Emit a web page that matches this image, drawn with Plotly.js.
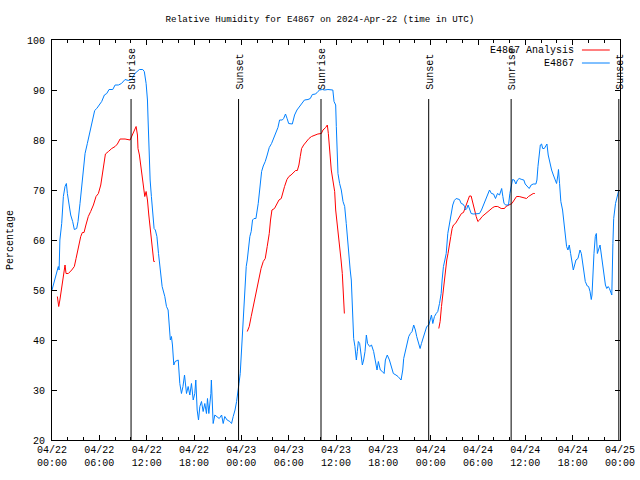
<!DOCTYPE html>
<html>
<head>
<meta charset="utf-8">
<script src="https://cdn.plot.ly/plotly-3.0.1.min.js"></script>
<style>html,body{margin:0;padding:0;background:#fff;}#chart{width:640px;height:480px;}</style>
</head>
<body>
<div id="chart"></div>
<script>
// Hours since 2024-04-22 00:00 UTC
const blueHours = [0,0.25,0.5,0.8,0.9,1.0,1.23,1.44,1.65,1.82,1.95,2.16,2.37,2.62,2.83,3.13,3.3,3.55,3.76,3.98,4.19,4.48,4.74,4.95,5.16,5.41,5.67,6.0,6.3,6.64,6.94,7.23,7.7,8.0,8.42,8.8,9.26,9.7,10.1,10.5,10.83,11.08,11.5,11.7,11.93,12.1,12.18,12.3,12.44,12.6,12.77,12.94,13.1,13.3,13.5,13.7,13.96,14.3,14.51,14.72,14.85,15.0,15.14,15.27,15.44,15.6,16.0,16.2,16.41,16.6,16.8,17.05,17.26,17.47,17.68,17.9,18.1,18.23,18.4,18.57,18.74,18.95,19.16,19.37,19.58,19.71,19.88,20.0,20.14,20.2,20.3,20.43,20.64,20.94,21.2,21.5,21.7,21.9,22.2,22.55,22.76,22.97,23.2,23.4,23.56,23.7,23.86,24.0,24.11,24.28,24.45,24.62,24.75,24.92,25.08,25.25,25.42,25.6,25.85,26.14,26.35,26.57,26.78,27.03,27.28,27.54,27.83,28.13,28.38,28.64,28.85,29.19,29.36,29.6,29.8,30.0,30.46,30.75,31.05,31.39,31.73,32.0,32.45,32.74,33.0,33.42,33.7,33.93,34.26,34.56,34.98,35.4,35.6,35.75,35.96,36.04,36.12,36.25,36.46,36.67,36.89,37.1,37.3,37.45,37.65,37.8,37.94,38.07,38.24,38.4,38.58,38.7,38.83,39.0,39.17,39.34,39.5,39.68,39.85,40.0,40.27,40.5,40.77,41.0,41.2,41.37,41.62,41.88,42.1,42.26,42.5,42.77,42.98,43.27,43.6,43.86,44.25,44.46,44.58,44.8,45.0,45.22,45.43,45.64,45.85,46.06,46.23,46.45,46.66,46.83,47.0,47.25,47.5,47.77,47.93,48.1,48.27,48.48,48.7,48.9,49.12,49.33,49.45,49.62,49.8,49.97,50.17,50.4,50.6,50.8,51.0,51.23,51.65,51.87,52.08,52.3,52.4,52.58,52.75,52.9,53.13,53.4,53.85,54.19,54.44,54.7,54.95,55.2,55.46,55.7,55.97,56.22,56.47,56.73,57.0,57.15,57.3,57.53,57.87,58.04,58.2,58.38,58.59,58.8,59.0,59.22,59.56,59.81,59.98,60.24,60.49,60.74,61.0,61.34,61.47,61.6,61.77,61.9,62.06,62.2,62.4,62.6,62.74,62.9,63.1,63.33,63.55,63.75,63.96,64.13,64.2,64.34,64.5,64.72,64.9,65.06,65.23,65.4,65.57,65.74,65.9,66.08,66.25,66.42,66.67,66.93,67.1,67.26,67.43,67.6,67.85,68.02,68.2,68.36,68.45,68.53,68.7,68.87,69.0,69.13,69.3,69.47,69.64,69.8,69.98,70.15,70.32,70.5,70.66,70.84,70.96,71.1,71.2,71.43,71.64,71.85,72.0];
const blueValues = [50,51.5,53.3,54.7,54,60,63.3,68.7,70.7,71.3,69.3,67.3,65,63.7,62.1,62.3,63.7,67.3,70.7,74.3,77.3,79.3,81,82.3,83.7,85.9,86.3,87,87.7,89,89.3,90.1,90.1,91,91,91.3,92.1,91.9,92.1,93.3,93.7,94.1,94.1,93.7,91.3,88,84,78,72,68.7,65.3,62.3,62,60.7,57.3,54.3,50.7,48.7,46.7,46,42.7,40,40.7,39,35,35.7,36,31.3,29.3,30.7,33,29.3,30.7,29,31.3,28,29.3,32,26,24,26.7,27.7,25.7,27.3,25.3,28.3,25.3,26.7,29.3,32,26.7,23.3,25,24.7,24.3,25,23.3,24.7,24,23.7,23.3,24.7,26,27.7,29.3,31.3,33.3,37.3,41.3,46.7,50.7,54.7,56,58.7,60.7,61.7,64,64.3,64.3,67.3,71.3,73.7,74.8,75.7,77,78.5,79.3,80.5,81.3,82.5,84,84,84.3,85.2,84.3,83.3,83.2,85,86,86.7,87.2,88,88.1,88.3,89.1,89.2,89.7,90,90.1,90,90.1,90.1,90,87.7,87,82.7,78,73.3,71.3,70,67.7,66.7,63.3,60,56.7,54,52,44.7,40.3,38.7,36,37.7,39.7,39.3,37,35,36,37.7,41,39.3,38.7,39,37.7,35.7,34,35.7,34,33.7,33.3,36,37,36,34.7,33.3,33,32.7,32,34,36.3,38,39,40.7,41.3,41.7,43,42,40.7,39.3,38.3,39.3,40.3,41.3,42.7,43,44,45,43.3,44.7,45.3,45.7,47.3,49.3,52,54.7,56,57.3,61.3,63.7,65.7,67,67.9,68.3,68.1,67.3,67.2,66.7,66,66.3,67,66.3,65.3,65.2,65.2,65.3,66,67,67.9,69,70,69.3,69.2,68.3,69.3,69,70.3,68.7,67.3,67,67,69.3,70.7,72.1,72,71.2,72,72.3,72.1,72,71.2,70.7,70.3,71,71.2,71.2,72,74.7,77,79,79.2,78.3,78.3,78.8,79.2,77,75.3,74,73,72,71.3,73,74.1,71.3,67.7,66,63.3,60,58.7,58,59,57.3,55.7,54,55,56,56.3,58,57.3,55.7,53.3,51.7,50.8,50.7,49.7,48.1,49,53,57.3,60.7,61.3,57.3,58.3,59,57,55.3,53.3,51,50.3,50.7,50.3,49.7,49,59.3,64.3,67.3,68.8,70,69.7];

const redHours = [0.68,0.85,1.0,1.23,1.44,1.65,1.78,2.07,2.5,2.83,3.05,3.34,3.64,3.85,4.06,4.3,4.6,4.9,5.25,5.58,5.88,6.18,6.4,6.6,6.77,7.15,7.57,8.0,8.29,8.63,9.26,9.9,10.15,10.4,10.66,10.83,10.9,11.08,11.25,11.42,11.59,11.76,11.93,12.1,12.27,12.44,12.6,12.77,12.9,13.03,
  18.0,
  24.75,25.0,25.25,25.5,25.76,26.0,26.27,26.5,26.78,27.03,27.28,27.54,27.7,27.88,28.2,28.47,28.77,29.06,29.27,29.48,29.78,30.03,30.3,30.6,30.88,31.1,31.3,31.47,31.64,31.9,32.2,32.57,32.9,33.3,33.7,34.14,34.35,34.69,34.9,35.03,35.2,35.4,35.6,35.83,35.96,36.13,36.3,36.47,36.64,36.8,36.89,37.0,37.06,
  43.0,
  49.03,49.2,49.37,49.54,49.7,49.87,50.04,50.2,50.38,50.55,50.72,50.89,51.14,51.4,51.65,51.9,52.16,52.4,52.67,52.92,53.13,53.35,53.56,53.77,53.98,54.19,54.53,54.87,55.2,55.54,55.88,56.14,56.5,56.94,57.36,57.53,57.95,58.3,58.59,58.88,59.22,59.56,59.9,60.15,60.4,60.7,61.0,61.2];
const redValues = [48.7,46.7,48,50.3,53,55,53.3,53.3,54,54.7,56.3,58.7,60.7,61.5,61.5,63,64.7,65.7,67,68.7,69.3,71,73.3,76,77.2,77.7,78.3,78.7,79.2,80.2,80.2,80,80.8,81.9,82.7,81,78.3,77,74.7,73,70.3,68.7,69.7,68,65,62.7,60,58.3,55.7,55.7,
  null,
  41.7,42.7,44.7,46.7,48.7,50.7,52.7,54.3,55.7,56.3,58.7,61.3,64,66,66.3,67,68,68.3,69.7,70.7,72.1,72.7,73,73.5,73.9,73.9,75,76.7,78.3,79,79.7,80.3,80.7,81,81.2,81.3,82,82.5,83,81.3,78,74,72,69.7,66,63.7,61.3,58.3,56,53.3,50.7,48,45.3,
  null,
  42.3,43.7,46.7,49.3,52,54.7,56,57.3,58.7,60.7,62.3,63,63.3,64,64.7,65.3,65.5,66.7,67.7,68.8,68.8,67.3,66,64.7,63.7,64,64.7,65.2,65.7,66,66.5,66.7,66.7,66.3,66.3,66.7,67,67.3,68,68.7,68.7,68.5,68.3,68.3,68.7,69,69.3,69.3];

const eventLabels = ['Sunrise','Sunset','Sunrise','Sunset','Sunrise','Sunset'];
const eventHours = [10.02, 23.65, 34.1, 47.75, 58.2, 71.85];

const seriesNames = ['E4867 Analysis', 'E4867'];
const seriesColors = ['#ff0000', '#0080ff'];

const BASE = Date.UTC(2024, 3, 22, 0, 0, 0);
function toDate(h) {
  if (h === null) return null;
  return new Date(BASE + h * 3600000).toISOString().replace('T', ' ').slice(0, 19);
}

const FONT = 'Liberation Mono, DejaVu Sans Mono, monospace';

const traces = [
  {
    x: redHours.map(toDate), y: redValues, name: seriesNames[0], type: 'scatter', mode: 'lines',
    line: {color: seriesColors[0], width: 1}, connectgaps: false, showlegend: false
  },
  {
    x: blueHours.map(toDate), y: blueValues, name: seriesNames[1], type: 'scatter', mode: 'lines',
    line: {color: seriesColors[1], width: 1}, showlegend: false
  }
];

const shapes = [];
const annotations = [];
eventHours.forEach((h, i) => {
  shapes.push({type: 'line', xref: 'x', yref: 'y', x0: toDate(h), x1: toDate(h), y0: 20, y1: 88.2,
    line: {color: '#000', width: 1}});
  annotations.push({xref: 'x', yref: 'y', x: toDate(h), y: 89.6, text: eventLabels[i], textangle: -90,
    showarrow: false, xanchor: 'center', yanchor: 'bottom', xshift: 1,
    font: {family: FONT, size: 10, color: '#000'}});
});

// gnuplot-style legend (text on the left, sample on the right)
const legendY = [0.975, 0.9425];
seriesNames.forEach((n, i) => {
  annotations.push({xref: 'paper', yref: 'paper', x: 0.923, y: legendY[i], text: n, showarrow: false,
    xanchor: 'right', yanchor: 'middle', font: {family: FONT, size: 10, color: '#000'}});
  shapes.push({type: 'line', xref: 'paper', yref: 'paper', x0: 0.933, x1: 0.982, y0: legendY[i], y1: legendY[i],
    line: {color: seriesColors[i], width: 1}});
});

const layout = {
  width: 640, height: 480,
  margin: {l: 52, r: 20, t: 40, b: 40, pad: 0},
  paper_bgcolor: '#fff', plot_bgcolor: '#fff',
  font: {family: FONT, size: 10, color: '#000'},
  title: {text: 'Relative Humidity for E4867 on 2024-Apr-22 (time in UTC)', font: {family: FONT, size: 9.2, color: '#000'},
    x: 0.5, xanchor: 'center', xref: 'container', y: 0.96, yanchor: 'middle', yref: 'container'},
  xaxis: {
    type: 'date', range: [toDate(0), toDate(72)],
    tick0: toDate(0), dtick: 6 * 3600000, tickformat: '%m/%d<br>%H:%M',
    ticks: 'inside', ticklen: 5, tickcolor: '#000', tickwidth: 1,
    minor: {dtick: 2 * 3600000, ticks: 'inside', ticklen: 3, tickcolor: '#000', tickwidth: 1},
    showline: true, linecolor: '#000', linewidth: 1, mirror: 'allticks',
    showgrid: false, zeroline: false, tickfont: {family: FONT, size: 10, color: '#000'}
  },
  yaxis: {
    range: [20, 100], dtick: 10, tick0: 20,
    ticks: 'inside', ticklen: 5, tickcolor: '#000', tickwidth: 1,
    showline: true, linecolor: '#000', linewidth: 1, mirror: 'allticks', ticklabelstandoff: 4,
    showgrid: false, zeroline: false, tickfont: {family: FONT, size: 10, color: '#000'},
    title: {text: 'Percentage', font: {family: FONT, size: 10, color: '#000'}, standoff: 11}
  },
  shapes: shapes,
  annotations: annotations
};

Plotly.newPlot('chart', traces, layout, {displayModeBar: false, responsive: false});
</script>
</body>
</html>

==*==

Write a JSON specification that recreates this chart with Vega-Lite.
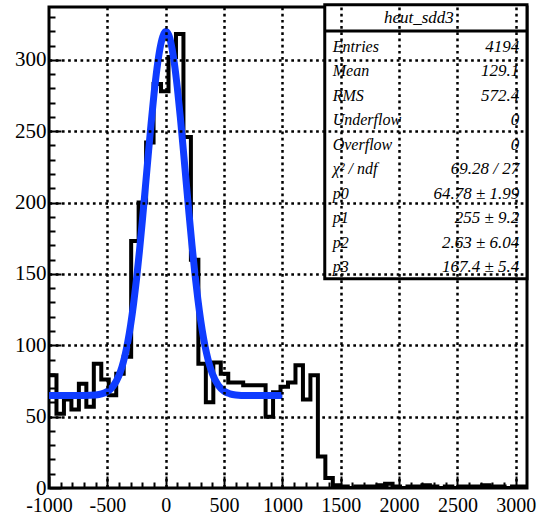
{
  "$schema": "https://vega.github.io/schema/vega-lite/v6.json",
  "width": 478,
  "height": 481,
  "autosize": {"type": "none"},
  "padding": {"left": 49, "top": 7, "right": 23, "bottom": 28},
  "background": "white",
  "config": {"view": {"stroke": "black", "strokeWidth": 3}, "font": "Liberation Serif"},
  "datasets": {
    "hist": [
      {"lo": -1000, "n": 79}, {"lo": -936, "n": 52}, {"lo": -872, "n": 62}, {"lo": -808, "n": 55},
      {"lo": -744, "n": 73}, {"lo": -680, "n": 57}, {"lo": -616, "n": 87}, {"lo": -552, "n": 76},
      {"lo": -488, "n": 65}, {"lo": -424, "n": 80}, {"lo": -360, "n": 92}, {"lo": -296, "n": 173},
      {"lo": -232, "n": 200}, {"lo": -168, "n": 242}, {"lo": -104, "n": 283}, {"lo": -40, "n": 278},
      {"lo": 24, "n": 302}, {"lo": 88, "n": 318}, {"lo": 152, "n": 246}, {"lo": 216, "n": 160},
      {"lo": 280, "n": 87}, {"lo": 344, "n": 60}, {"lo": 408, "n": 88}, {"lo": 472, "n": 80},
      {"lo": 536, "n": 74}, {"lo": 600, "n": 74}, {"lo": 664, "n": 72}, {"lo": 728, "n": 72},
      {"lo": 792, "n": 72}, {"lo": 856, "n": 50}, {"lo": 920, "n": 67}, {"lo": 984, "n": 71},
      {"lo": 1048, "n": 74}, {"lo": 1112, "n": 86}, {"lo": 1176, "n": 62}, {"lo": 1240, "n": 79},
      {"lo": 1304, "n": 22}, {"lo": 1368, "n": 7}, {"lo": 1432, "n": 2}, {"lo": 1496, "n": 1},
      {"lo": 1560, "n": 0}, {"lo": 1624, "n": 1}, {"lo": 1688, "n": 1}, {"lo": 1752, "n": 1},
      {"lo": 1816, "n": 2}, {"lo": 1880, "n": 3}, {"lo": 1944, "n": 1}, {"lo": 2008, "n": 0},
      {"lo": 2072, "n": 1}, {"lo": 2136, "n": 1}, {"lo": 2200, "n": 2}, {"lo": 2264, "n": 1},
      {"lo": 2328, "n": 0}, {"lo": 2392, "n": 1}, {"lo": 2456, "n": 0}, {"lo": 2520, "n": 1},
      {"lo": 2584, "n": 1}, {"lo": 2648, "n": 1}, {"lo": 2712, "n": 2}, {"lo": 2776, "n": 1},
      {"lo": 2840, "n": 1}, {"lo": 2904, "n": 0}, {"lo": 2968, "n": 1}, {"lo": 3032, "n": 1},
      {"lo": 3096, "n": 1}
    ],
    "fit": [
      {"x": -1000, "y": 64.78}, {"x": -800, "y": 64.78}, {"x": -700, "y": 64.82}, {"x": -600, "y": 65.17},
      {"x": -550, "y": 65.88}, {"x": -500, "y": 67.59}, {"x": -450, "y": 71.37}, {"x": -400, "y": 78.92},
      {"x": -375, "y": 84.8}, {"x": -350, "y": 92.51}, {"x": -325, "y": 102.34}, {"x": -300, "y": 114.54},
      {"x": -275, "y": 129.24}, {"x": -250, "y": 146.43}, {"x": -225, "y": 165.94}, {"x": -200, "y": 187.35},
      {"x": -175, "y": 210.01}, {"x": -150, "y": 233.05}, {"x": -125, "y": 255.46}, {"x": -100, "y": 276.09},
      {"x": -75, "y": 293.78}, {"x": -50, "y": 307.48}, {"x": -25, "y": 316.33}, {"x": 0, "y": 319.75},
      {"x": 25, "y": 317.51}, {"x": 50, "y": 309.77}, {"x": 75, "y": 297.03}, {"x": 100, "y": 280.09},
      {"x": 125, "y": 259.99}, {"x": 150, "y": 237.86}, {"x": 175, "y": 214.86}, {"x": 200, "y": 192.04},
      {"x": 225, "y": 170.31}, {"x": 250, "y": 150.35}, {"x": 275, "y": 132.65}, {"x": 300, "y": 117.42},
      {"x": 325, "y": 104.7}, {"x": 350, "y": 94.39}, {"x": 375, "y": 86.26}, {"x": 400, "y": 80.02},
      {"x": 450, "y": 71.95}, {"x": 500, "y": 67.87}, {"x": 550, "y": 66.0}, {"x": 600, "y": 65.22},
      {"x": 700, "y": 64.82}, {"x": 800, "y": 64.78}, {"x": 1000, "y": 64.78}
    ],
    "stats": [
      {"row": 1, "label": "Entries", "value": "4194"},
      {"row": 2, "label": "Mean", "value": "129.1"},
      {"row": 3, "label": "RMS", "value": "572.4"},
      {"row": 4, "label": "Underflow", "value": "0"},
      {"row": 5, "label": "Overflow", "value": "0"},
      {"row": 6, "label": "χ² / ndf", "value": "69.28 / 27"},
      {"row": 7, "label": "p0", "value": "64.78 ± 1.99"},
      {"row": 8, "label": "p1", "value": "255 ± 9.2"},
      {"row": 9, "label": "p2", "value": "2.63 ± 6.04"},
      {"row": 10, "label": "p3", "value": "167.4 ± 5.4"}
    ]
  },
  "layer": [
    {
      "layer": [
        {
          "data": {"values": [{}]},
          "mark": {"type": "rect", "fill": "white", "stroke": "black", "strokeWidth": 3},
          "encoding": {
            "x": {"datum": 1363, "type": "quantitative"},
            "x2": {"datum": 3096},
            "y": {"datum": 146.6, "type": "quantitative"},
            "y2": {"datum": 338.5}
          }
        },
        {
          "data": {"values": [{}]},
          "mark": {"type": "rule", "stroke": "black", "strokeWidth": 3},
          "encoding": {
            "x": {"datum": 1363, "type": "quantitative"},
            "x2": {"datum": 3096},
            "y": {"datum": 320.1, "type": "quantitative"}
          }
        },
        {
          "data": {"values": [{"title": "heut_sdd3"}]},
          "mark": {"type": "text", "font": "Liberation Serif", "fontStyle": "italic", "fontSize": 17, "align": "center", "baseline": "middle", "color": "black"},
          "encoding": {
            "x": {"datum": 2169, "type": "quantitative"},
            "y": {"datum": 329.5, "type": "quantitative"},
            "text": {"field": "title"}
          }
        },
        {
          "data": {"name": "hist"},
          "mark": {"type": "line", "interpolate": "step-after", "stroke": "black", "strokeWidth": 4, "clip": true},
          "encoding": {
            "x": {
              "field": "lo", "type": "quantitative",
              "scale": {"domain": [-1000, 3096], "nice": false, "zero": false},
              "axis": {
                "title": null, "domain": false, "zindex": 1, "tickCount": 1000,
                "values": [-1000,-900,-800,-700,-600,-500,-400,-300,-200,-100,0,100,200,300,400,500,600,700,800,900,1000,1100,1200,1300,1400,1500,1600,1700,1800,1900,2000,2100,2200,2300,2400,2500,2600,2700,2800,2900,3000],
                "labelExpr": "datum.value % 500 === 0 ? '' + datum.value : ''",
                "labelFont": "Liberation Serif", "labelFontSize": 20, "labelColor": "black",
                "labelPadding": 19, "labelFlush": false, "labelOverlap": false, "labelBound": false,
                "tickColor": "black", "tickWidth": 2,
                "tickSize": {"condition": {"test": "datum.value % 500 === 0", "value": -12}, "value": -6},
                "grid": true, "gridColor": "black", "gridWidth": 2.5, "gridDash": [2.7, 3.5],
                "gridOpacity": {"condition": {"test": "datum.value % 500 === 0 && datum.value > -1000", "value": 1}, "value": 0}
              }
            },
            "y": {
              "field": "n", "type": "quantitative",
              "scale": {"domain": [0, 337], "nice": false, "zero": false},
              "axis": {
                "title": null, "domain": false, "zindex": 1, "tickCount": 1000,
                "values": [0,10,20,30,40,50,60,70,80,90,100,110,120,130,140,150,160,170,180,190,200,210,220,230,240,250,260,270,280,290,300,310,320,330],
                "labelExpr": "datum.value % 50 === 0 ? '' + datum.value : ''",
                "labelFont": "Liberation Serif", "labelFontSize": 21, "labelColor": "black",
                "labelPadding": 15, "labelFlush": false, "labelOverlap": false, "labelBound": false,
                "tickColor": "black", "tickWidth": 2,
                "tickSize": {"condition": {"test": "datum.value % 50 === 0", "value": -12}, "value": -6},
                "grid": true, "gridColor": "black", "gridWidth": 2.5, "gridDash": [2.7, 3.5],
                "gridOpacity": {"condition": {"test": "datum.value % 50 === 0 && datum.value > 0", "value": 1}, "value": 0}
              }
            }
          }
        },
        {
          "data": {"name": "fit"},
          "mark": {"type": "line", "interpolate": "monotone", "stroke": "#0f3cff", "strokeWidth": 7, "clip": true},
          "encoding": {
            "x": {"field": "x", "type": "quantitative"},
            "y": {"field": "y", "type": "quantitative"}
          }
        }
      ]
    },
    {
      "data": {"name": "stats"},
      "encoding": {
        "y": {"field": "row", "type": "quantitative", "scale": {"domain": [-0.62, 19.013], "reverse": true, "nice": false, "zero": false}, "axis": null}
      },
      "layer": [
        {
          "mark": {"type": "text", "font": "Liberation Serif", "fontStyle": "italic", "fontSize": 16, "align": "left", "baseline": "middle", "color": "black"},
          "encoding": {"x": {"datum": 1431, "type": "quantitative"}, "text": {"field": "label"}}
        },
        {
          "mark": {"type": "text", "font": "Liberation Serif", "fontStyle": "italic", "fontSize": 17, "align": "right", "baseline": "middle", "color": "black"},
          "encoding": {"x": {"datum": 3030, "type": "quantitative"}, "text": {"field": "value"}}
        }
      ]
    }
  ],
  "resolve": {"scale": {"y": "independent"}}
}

==*==

◆ Your objective:
Search the data for "that". Copy every matching line.

◆ Solution to this task:
Emit a web page that matches this image, drawn with Plotly.js.
Write a JSON specification that recreates this chart with Vega-Lite.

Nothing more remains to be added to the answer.